Pick of the Week
What did the
Art by Nick Dragotta
Size: 32 pages
Hey! Remember BraveStarr?
“This is the world. It’s not the one we were supposed to have, but it’s the one we made. We did this. We did it with open eyes and willing hands. We broke it, and there is no putting it back together.”
Comics have wrought and witnessed the End Times so often, Walter Kovacs has thrown down his alarmist sandwich board and crumpled to the curb, head in hands. We live at the brink and have long since transferred our mail here. Envelope says Ragnarök. Return address too. Don’t always bother with the umlaut, but it always gets here.
Jonathan Hickman and Nick Dragotta have whistled for the Horseman once more. The fact that, initially, only three arrived is not what sets this Armageddon apart from all those that came before. It’s the world they’ve been summoned to obliterate.

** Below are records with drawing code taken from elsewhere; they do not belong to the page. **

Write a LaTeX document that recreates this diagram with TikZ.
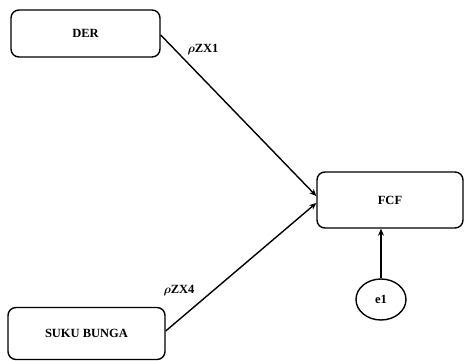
\documentclass[tikz,border=0pt]{standalone}
\usepackage{amsmath}
\usepackage{fontspec}
\setmainfont{Liberation Serif}
\usetikzlibrary{arrows.meta,shapes.geometric}

\begin{document}
\begin{tikzpicture}[x=1pt,y=-1pt,
	varbox/.style={draw, line width=1.4pt, rounded corners=8pt, font=\fontsize{12.5}{0}\selectfont\bfseries},
	errnode/.style={draw, ellipse, line width=1.4pt, minimum width=50pt, minimum height=41pt, inner sep=0pt, font=\fontsize{12.5}{0}\selectfont\bfseries},
	effect/.style={line width=1.4pt, -{Stealth[length=7pt,width=6pt]}},
	coef/.style={font=\fontsize{12.5}{0}\selectfont\bfseries}]

	\useasboundingbox (0,0) rectangle (464,361);

	\node (der) at (85.5,33.5) [varbox, minimum width=149pt, minimum height=47pt] {DER};
	\node (suku) at (86.5,333.5) [varbox, minimum width=157pt, minimum height=52pt] {SUKU BUNGA};
	\node (fcf) at (390,200) [varbox, minimum width=146pt, minimum height=56pt] {FCF};
	\node (e1) at (381,299.5) [errnode] {e1};

	\draw[effect] (der.east |- 0,35) -- (fcf.west |- 0,196);
	\draw[effect] (suku.east |- 0,331) -- (fcf.west |- 0,203);
	\draw[effect] (e1.north) -- (e1.north |- fcf.south);

	\node (p1) at (203,50) [coef] {$\boldsymbol{\rho}$ZX1};
	\node (p4) at (179,291) [coef] {$\boldsymbol{\rho}$ZX4};
\end{tikzpicture}
\end{document}
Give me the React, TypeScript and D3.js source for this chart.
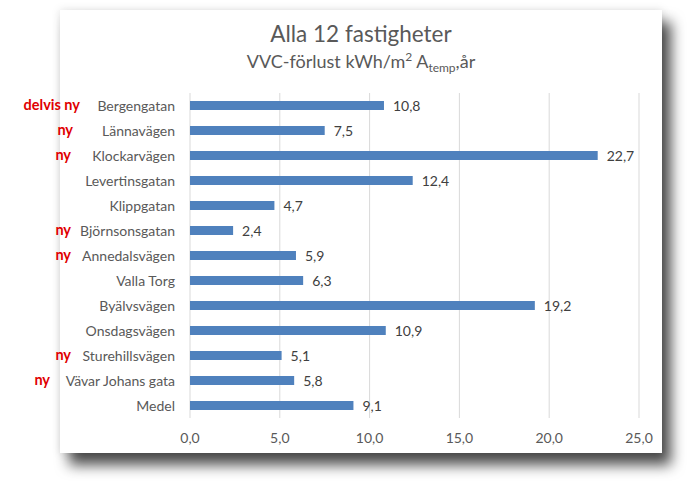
import React from "react";
import * as d3 from "d3";

const categories = [
  "Bergengatan",
  "Lännavägen",
  "Klockarvägen",
  "Levertinsgatan",
  "Klippgatan",
  "Björnsonsgatan",
  "Annedalsvägen",
  "Valla Torg",
  "Byälvsvägen",
  "Onsdagsvägen",
  "Sturehillsvägen",
  "Vävar Johans gata",
  "Medel",
];
const values = [10.8, 7.5, 22.7, 12.4, 4.7, 2.4, 5.9, 6.3, 19.2, 10.9, 5.1, 5.8, 9.1];
const xTicks = [0, 5, 10, 15, 20, 25];
const noteCategories = ["Bergengatan", "Lännavägen", "Klockarvägen", "Björnsonsgatan", "Annedalsvägen", "Sturehillsvägen", "Vävar Johans gata"];
const noteTexts = ["delvis ny", "ny", "ny", "ny", "ny", "ny", "ny"];
const noteRightEdges = [80, 73, 71, 71, 71, 71, 50];

const W = 699;
const H = 490;
const FONT = "Lato, 'Open Sans', sans-serif";

export default function App() {
  const x = d3.scaleLinear().domain([0, 25]).range([190, 639]);
  const y = d3.scaleBand<string>().domain(categories).range([93, 418]).paddingInner(0.64).paddingOuter(0.32);
  const fmt = (v: number) => v.toFixed(1).replace(".", ",");
  const grid0 = 93;
  const grid1 = 418;

  return (
    <svg width={W} height={H} style={{ position: "absolute", left: 0, top: 0, background: "#ffffff" }}>
      <defs>
        <filter id="shadow" x="-10%" y="-10%" width="130%" height="130%">
          <feDropShadow dx="9" dy="12" stdDeviation="7" floodColor="#000" floodOpacity="0.7" />
        </filter>
        <filter id="soft" x="-10%" y="-10%" width="130%" height="130%">
          <feDropShadow dx="0" dy="0" stdDeviation="4" floodColor="#000" floodOpacity="0.12" />
        </filter>
      </defs>
      <rect x={60} y={10} width={602} height={443} fill="#ffffff" filter="url(#soft)" />
      <rect x={60} y={10} width={602} height={443} fill="#ffffff" filter="url(#shadow)" />
      <rect x={60} y={10} width={602} height={443} fill="#ffffff" />

      <text x={361} y={42} textAnchor="middle" fontFamily={FONT} fontSize={22.5} fill="#595959">
        Alla 12 fastigheter
      </text>
      <text x={361} y={68} textAnchor="middle" fontFamily={FONT} fontSize={18} fill="#595959">
        VVC-förlust kWh/m
        <tspan fontSize={12} dy={-7}>2</tspan>
        <tspan dy={7}> A</tspan>
        <tspan fontSize={12} dy={4}>temp</tspan>
        <tspan dy={-4}>,år</tspan>
      </text>

      {xTicks.map((t) => (
        <g key={t}>
          <line x1={x(t)} x2={x(t)} y1={grid0} y2={grid1} stroke="#d9d9d9" strokeWidth={1} />
          <text x={x(t)} y={443} textAnchor="middle" fontFamily={FONT} fontSize={14} fill="#595959">
            {fmt(t)}
          </text>
        </g>
      ))}

      {categories.map((c, i) => {
        const yc = (y(c) as number) + y.bandwidth() / 2;
        return (
          <g key={c}>
            <rect x={x(0)} y={y(c)} width={x(values[i]) - x(0)} height={y.bandwidth()} fill="#4F81BD" />
            <text x={x(values[i]) + 9} y={yc + 5} fontFamily={FONT} fontSize={14} fill="#404040">
              {fmt(values[i])}
            </text>
            <text x={175} y={yc + 5} textAnchor="end" fontFamily={FONT} fontSize={14} fill="#595959">
              {c}
            </text>
          </g>
        );
      })}

      {noteCategories.map((c, i) => {
        const yc = (y(c) as number) + y.bandwidth() / 2;
        return (
          <text key={c} x={noteRightEdges[i]} y={yc + 4} textAnchor="end" fontFamily={FONT} fontSize={14.5} fontWeight="bold" fill="#e00000">
            {noteTexts[i]}
          </text>
        );
      })}
    </svg>
  );
}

East of West sounds like one of Rod Serling’s squint-eyed directives to the Twilight Zone, and indeed, this world seems just through his diastema in a realm of alternate history. Though largely set in 2064 and jutting with futuristic spires, the heartland remains arrested in other aspects of its development, drawing aesthetic cues from the bloody days of its frontier youth. Outlaws traverse the dusty landscape on mechanized cricket mounts and drown their synthetic livers in rustic cantinas, wooden saloon style doors hinged firmly in the past. It’s not simply a Westworld for 2013 though. Not with a Golden Gate Bridge re-imagined quite that way. Not from these creators.

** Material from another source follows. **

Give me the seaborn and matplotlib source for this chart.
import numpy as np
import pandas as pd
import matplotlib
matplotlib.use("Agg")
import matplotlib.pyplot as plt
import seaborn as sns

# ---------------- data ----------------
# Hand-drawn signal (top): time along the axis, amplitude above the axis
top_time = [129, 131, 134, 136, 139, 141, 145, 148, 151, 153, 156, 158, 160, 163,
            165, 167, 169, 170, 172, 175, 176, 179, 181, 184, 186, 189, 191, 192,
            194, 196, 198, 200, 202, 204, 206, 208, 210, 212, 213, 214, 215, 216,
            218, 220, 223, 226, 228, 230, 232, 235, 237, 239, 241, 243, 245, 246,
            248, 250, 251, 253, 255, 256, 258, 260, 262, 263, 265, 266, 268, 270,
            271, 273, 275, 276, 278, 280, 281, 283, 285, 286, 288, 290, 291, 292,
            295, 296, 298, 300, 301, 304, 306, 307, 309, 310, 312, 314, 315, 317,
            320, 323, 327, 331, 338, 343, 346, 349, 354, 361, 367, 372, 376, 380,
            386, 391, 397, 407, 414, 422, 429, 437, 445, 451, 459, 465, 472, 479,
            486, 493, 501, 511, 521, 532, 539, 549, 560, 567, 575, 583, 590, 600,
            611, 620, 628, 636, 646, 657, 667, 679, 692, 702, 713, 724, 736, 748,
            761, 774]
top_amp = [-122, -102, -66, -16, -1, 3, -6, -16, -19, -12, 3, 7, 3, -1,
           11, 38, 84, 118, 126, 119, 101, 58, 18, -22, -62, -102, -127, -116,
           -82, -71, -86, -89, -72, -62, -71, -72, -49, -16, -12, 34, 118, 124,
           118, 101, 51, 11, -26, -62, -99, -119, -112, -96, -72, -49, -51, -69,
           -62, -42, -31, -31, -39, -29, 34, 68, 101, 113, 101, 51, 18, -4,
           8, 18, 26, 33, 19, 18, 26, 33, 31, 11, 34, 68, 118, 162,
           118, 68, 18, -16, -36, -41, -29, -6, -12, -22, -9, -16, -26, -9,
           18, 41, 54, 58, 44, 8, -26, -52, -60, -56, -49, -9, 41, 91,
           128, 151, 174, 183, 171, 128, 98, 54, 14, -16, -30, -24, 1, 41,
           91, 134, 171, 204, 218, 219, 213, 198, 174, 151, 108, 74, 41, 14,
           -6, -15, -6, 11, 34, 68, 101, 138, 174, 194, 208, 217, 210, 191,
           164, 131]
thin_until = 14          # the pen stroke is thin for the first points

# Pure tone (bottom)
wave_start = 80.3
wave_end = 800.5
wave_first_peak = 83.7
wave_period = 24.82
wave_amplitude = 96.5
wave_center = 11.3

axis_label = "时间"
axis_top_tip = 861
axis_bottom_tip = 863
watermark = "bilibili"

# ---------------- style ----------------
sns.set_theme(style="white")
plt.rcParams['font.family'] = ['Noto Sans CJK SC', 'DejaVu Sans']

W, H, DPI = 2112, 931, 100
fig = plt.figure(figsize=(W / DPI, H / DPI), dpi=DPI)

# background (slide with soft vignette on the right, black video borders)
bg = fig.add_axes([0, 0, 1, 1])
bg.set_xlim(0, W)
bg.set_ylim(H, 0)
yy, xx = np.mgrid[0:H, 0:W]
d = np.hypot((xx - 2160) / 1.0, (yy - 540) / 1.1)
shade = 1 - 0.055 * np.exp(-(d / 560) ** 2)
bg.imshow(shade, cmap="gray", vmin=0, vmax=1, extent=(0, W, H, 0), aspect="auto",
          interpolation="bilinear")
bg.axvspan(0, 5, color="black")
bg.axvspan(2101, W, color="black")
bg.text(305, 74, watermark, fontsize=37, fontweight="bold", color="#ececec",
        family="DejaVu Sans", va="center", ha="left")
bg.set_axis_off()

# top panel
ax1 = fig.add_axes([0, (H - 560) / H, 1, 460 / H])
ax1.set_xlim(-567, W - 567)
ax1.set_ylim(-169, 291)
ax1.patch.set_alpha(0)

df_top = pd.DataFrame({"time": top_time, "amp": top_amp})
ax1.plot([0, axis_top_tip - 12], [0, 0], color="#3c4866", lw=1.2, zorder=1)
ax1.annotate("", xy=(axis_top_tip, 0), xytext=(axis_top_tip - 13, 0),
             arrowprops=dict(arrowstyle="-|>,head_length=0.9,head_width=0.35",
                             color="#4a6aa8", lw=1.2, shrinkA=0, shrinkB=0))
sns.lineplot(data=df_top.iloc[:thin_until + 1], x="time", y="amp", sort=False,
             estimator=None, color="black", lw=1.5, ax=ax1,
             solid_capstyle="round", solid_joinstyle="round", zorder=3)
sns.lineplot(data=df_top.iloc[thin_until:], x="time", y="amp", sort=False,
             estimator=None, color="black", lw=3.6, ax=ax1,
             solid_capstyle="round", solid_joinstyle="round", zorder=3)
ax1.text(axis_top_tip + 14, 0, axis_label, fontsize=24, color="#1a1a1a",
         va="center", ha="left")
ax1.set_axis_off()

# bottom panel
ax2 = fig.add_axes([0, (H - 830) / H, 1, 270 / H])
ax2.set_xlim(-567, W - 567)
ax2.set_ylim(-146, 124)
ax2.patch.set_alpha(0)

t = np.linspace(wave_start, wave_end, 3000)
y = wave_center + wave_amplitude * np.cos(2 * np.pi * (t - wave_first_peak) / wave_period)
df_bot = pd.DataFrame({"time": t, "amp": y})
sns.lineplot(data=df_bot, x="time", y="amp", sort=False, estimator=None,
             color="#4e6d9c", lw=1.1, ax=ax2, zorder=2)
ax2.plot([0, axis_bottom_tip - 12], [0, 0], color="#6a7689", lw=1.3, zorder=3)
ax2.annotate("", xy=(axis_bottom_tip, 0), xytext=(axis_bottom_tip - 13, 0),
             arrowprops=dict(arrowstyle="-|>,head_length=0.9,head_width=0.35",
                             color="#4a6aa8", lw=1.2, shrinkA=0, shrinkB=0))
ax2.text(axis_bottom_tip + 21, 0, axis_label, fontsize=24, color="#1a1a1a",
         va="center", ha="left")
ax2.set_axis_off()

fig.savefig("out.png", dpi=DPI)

It starts with a Confederate soldier’s sudden revelation, struck enlightened like Saul on the road to Damascus. It starts with the consolidation, the union, of America’s Indian tribes under one man called Red Cloud. It starts with the exile of Chairman Mao, a time for repose and addendum to “The Little Red Book.” It starts with three horseman climbing naked and androgynous from the soil only to find their fourth missing, a traitor.
What happened next remains to be seen, save for flashes of betrayal and of wanton genocide. But its fallout is as compelling a landscape as has been terraformed in American comics. I’d say it reminds me of no other realm in science fiction or fantasy, but unfortunately I’d be lying. Anyone playing Ken Levine’s astonishing Bioshock Infinite this week won’t escape the eery parallels, particularly in Elijah Longstreet’s ascendance as Prophet. They even share some crow imagery. Luckily, the two stories diverge from there, Bioshock to the clouds and East of West to solid earth, heaped as it might be with bodies. The series is still new, but I wonder whether it’s a glimpse at our nation’s sins made manifest. A bald depiction of the scarlet letter forever branded on America, not for adultery, but for human bondage and derision. Or maybe it’s just a cool, nihilistic revenge saga.
It’s a fascinating vision of an alternate tomorrow, and as with any new vision of revised demarcation, it’s presented piecemeal. It doesn’t simply toss some goggles and dirigibles into the mix, label it steampunk and call it a day. There are cultures involved here not typically tapped for Harry Turtledove style What-Ifs. This series wells the Trail of Tears, subverting one of the nation’s most appalling sins and imaging a world where native groups came together to form a powerful, influential sector. The two Indians we do meet are practically metahuman, walking gods. The Union and Confederacy each maintain sovereignty over much of their original territory during the Civil War. Part of this is felt. Part of this is yet to be felt. I know, because there is a map.
And maps are one of my check boxes.
Nick Dragotta is operating at a different level than in previous works. Or perhaps this milieu best suits his style set. I was won over instantly with the prologue. His depiction of the three young horsemen during this and a chilling followup scene straddles the line between ethereal and feral, resulting in the scariest depiction of children since the Japanese horror movie boom of last decade. Then of course, there’s the reveal of Abaddon, a character turn, no…introduction that occurs pages and pages after we first see the man.
“Now…Say my real name, you son of a bitch. Call it out!”
The Grey Walker’s transition from cool calculation to brimstone heat might be the perfect metaphor for the best Hickman collaborations, juxtaposing his usual clinical detachment to the wild and woolly ferocity of his best artistic partners. It’s positively Kubrick.
Like The Manhattan Projects, East of West also feels like the ideal balance of Hickman’s triply austerity with his ability to entertain on a more visceral level. There’s a film strip history lesson and a lot of grim portent in lofty prose, but there’s also some pew pew and some robot horses. Fun for the whole twisted family.
Much has been said of Hickman’s prolific frequency, his perceived inability to pause amidst this spree of creation. His boundlessness. It’s not so much that he has more bright ideas than other comic writers. It’s simply that he has the gumption, the audacity, to bring all of them into being, and the discipline to make that abandon seem predestined. As such, he juggles a multiverse.
As for this particular world? I’m ready to ride off with it into its apocalyptic sunset.